• **Task statement**: Repeat every line of the listing below exactly, minus the pictures.

****************************************

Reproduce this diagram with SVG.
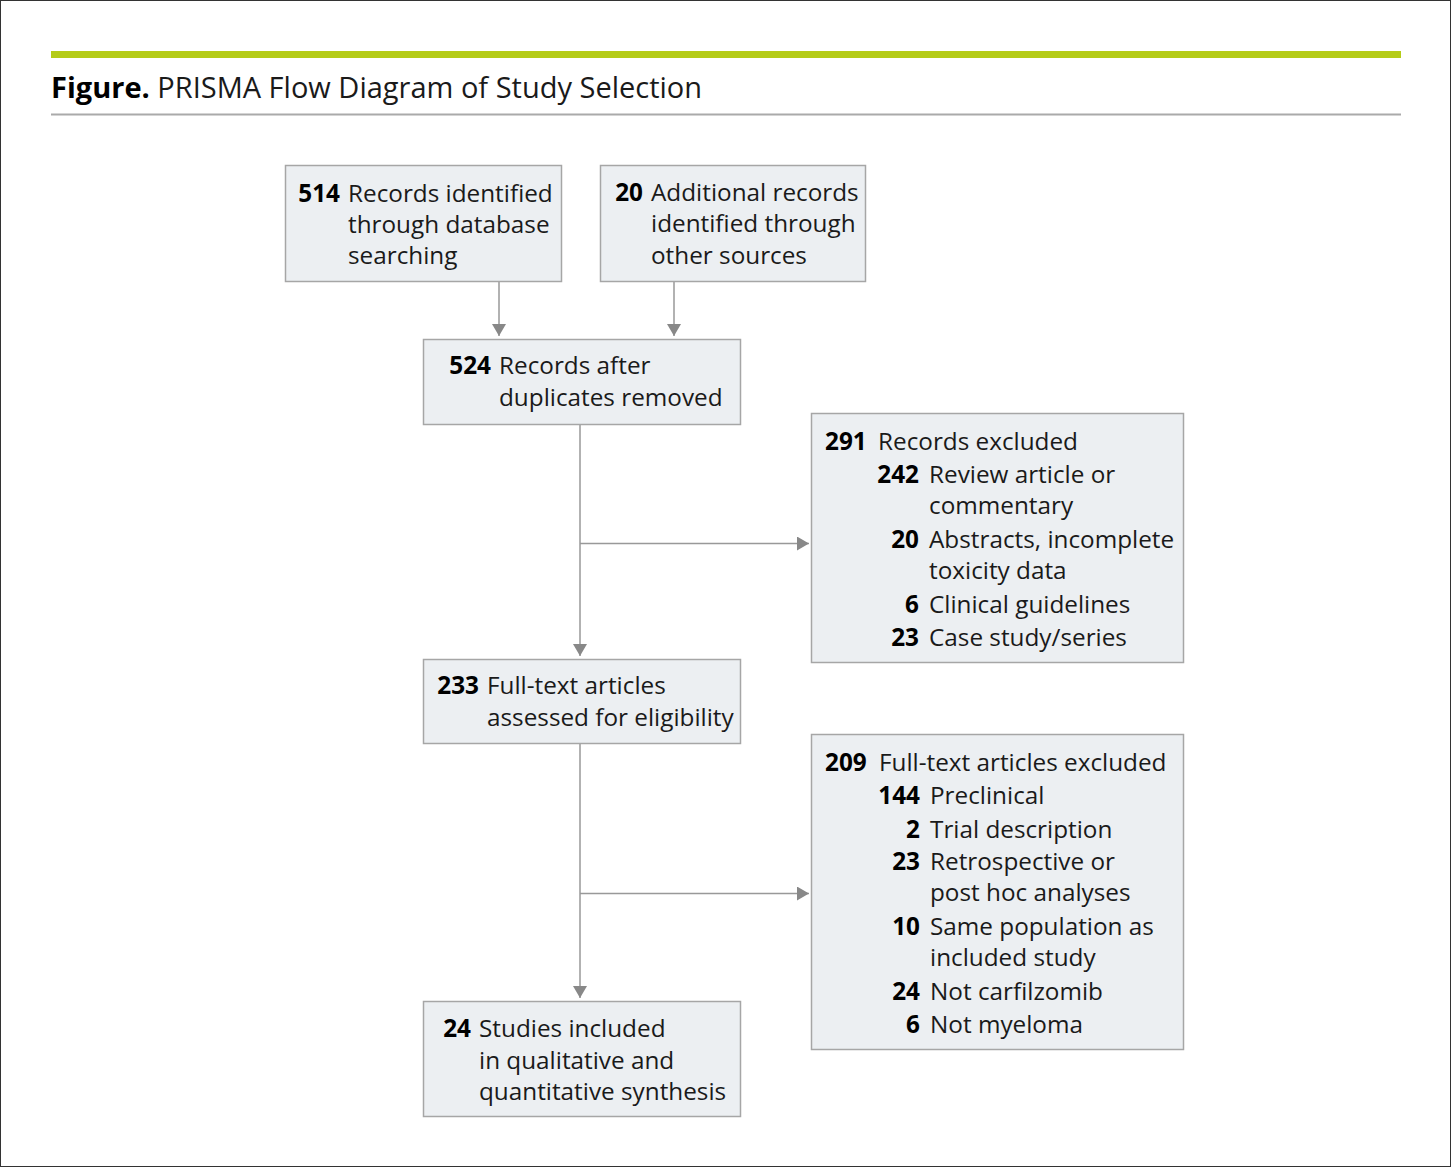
<svg xmlns="http://www.w3.org/2000/svg" width="1451" height="1167" viewBox="0 0 1451 1167">
<defs>
<style>
text{font-family:"Open Sans","Noto Sans",sans-serif;font-size:24.3px;fill:#1a1a1a}
.b{font-weight:bold;fill:#000}
.n{font-weight:bold;fill:#000;text-anchor:end}
.box{fill:#eceff2;stroke:#a6a6a6;stroke-width:1.5}
.c{stroke:#999;stroke-width:1.5;fill:none}
</style>
<marker id="ah" viewBox="0 0 12 14" refX="12" refY="7" markerWidth="12" markerHeight="14" markerUnits="userSpaceOnUse" orient="auto"><path d="M0,0 L12,7 L0,14 z" fill="#888"/></marker>
</defs>
<rect x="0.5" y="0.5" width="1450" height="1166" fill="#fff" stroke="#333" stroke-width="1"/>
<rect x="51" y="51" width="1350" height="7" fill="#b5cc18"/>
<line x1="51" y1="114.5" x2="1401" y2="114.5" stroke="#aaa" stroke-width="2"/>
<text x="51" y="98" style="font-size:29px"><tspan class="b">Figure.</tspan> PRISMA Flow Diagram of Study Selection</text>

<g id="connectors">
<line class="c" x1="499" y1="281" x2="499" y2="336" marker-end="url(#ah)"/>
<line class="c" x1="674" y1="281" x2="674" y2="336" marker-end="url(#ah)"/>
<line class="c" x1="580" y1="424" x2="580" y2="656" marker-end="url(#ah)"/>
<line class="c" x1="580" y1="543.5" x2="809" y2="543.5" marker-end="url(#ah)"/>
<line class="c" x1="580" y1="743" x2="580" y2="998" marker-end="url(#ah)"/>
<line class="c" x1="580" y1="893.5" x2="809" y2="893.5" marker-end="url(#ah)"/>
</g>

<g id="n1">
<rect class="box" x="285.5" y="165.5" width="276" height="116"/>
<text class="n" x="340" y="202">514</text>
<text x="348" y="202">Records identified</text>
<text x="348" y="233">through database</text>
<text x="348" y="264">searching</text>
</g>
<g id="n2">
<rect class="box" x="600.5" y="165.5" width="265" height="116"/>
<text class="n" x="643" y="201">20</text>
<text x="651" y="201">Additional records</text>
<text x="651" y="232">identified through</text>
<text x="651" y="264">other sources</text>
</g>
<g id="n3">
<rect class="box" x="423.5" y="339.5" width="317" height="85"/>
<text class="n" x="491" y="374">524</text>
<text x="499" y="374">Records after</text>
<text x="499" y="406">duplicates removed</text>
</g>
<g id="n4">
<rect class="box" x="811.5" y="413.5" width="372" height="249"/>
<text class="b" x="825" y="450">291</text>
<text x="878" y="450">Records excluded</text>
<text class="n" x="919" y="483">242</text>
<text x="929" y="483">Review article or</text>
<text x="929" y="514">commentary</text>
<text class="n" x="919" y="548">20</text>
<text x="929" y="548">Abstracts, incomplete</text>
<text x="929" y="579">toxicity data</text>
<text class="n" x="919" y="613">6</text>
<text x="929" y="613">Clinical guidelines</text>
<text class="n" x="919" y="646">23</text>
<text x="929" y="646">Case study/series</text>
</g>
<g id="n5">
<rect class="box" x="423.5" y="659.5" width="317" height="84"/>
<text class="n" x="479" y="694">233</text>
<text x="487" y="694">Full-text articles</text>
<text x="487" y="726">assessed for eligibility</text>
</g>
<g id="n6">
<rect class="box" x="811.5" y="734.5" width="372" height="315"/>
<text class="b" x="825" y="771">209</text>
<text x="879" y="771">Full-text articles excluded</text>
<text class="n" x="920" y="804">144</text>
<text x="930" y="804">Preclinical</text>
<text class="n" x="920" y="838">2</text>
<text x="930" y="838">Trial description</text>
<text class="n" x="920" y="870">23</text>
<text x="930" y="870">Retrospective or</text>
<text x="930" y="901">post hoc analyses</text>
<text class="n" x="920" y="935">10</text>
<text x="930" y="935">Same population as</text>
<text x="930" y="966">included study</text>
<text class="n" x="920" y="1000">24</text>
<text x="930" y="1000">Not carfilzomib</text>
<text class="n" x="920" y="1033">6</text>
<text x="930" y="1033">Not myeloma</text>
</g>
<g id="n7">
<rect class="box" x="423.5" y="1001.5" width="317" height="115"/>
<text class="n" x="471" y="1037">24</text>
<text x="479" y="1037">Studies included</text>
<text x="479" y="1069">in qualitative and</text>
<text x="479" y="1100">quantitative synthesis</text>
</g>
</svg>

****************************************

• **Result**:
Reproduce this diagram with SVG.
<svg xmlns="http://www.w3.org/2000/svg" width="1451" height="1167" viewBox="0 0 1451 1167">
<defs>
<style>
text{font-family:"Open Sans","Noto Sans",sans-serif;font-size:24.3px;fill:#1a1a1a}
.b{font-weight:bold;fill:#000}
.n{font-weight:bold;fill:#000;text-anchor:end}
.box{fill:#eceff2;stroke:#a6a6a6;stroke-width:1.5}
.c{stroke:#999;stroke-width:1.5;fill:none}
</style>
<marker id="ah" viewBox="0 0 12 14" refX="12" refY="7" markerWidth="12" markerHeight="14" markerUnits="userSpaceOnUse" orient="auto"><path d="M0,0 L12,7 L0,14 z" fill="#888"/></marker>
</defs>
<rect x="0.5" y="0.5" width="1450" height="1166" fill="#fff" stroke="#333" stroke-width="1"/>
<rect x="51" y="51" width="1350" height="7" fill="#b5cc18"/>
<line x1="51" y1="114.5" x2="1401" y2="114.5" stroke="#aaa" stroke-width="2"/>
<text x="51" y="98" style="font-size:29px"><tspan class="b">Figure.</tspan> PRISMA Flow Diagram of Study Selection</text>

<g id="connectors">
<line class="c" x1="499" y1="281" x2="499" y2="336" marker-end="url(#ah)"/>
<line class="c" x1="674" y1="281" x2="674" y2="336" marker-end="url(#ah)"/>
<line class="c" x1="580" y1="424" x2="580" y2="656" marker-end="url(#ah)"/>
<line class="c" x1="580" y1="543.5" x2="809" y2="543.5" marker-end="url(#ah)"/>
<line class="c" x1="580" y1="743" x2="580" y2="998" marker-end="url(#ah)"/>
<line class="c" x1="580" y1="893.5" x2="809" y2="893.5" marker-end="url(#ah)"/>
</g>

<g id="n1">
<rect class="box" x="285.5" y="165.5" width="276" height="116"/>
<text class="n" x="340" y="202">514</text>
<text x="348" y="202">Records identified</text>
<text x="348" y="233">through database</text>
<text x="348" y="264">searching</text>
</g>
<g id="n2">
<rect class="box" x="600.5" y="165.5" width="265" height="116"/>
<text class="n" x="643" y="201">20</text>
<text x="651" y="201">Additional records</text>
<text x="651" y="232">identified through</text>
<text x="651" y="264">other sources</text>
</g>
<g id="n3">
<rect class="box" x="423.5" y="339.5" width="317" height="85"/>
<text class="n" x="491" y="374">524</text>
<text x="499" y="374">Records after</text>
<text x="499" y="406">duplicates removed</text>
</g>
<g id="n4">
<rect class="box" x="811.5" y="413.5" width="372" height="249"/>
<text class="b" x="825" y="450">291</text>
<text x="878" y="450">Records excluded</text>
<text class="n" x="919" y="483">242</text>
<text x="929" y="483">Review article or</text>
<text x="929" y="514">commentary</text>
<text class="n" x="919" y="548">20</text>
<text x="929" y="548">Abstracts, incomplete</text>
<text x="929" y="579">toxicity data</text>
<text class="n" x="919" y="613">6</text>
<text x="929" y="613">Clinical guidelines</text>
<text class="n" x="919" y="646">23</text>
<text x="929" y="646">Case study/series</text>
</g>
<g id="n5">
<rect class="box" x="423.5" y="659.5" width="317" height="84"/>
<text class="n" x="479" y="694">233</text>
<text x="487" y="694">Full-text articles</text>
<text x="487" y="726">assessed for eligibility</text>
</g>
<g id="n6">
<rect class="box" x="811.5" y="734.5" width="372" height="315"/>
<text class="b" x="825" y="771">209</text>
<text x="879" y="771">Full-text articles excluded</text>
<text class="n" x="920" y="804">144</text>
<text x="930" y="804">Preclinical</text>
<text class="n" x="920" y="838">2</text>
<text x="930" y="838">Trial description</text>
<text class="n" x="920" y="870">23</text>
<text x="930" y="870">Retrospective or</text>
<text x="930" y="901">post hoc analyses</text>
<text class="n" x="920" y="935">10</text>
<text x="930" y="935">Same population as</text>
<text x="930" y="966">included study</text>
<text class="n" x="920" y="1000">24</text>
<text x="930" y="1000">Not carfilzomib</text>
<text class="n" x="920" y="1033">6</text>
<text x="930" y="1033">Not myeloma</text>
</g>
<g id="n7">
<rect class="box" x="423.5" y="1001.5" width="317" height="115"/>
<text class="n" x="471" y="1037">24</text>
<text x="479" y="1037">Studies included</text>
<text x="479" y="1069">in qualitative and</text>
<text x="479" y="1100">quantitative synthesis</text>
</g>
</svg>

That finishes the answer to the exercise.